Investing in new capabilities and innovating workflows, however, could be a tough sell against the backdrop of a grinding recession and elevated concerns about cyber security and operational risk. Cost budgets are predicted to tighten considerably, with one recent survey conduced by the International Monetary Fund revealing that 95% of banks in advanced economies believe their return on equity will be below 10% by 2025, and 20% saying it would be negative. 

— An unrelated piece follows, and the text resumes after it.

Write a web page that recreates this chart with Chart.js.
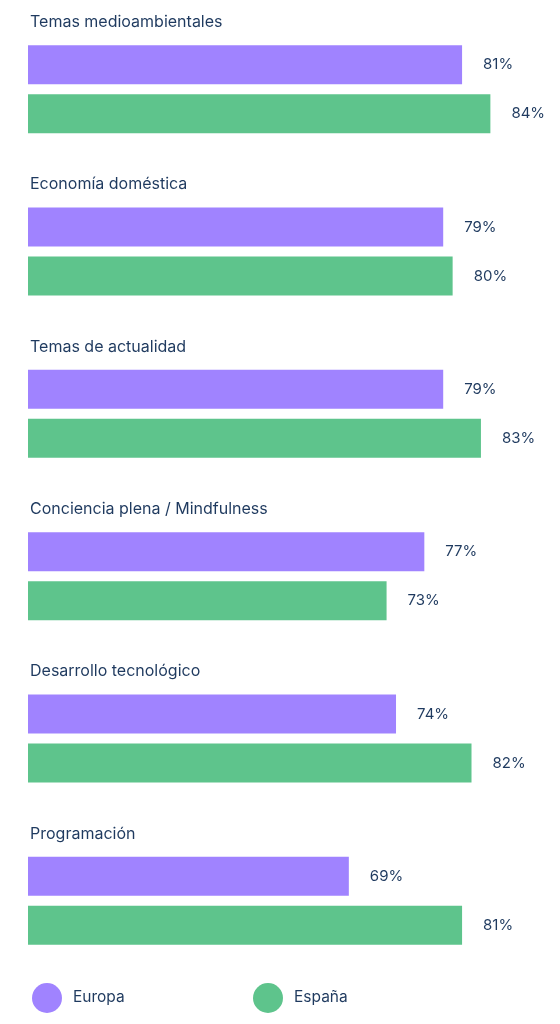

Identifying specific use cases for technology upgrades could be one way to get managers to open their wallets. “Bank treasurers wake up to the value of innovation when they see a use case that really delivered something tangible for them. For instance, if they want to improve their foreign exchange exposure reporting accuracy or their cash reporting accuracy, and they see it is possible to have a solution in six weeks rather than in some distant future, they will get very excited about [that],” said Nick Wood, managing director of FinTorque. 

What should also appeal to senior management is that investment in a modern, robust treasury infrastructure today should prevent costs racking up tomorrow, handling security incidents and operational failures.

“Very often I see a huge investment into security tools for detection, for incident handling, but lesser investment into actually making sure that, when new services are built, security is built into the architecture of the platform to really limit the exposure [in the first place],” said Caldeira.

Treasurers should, therefore, consider technologies that are built to be robust – rather than those with protections grafted on afterwards. Platforms that are tough, resilient and flexible are needed to power the evolution of the treasury function and, when it comes to something so essential to a bank’s performance, managers may well ask: why compromise?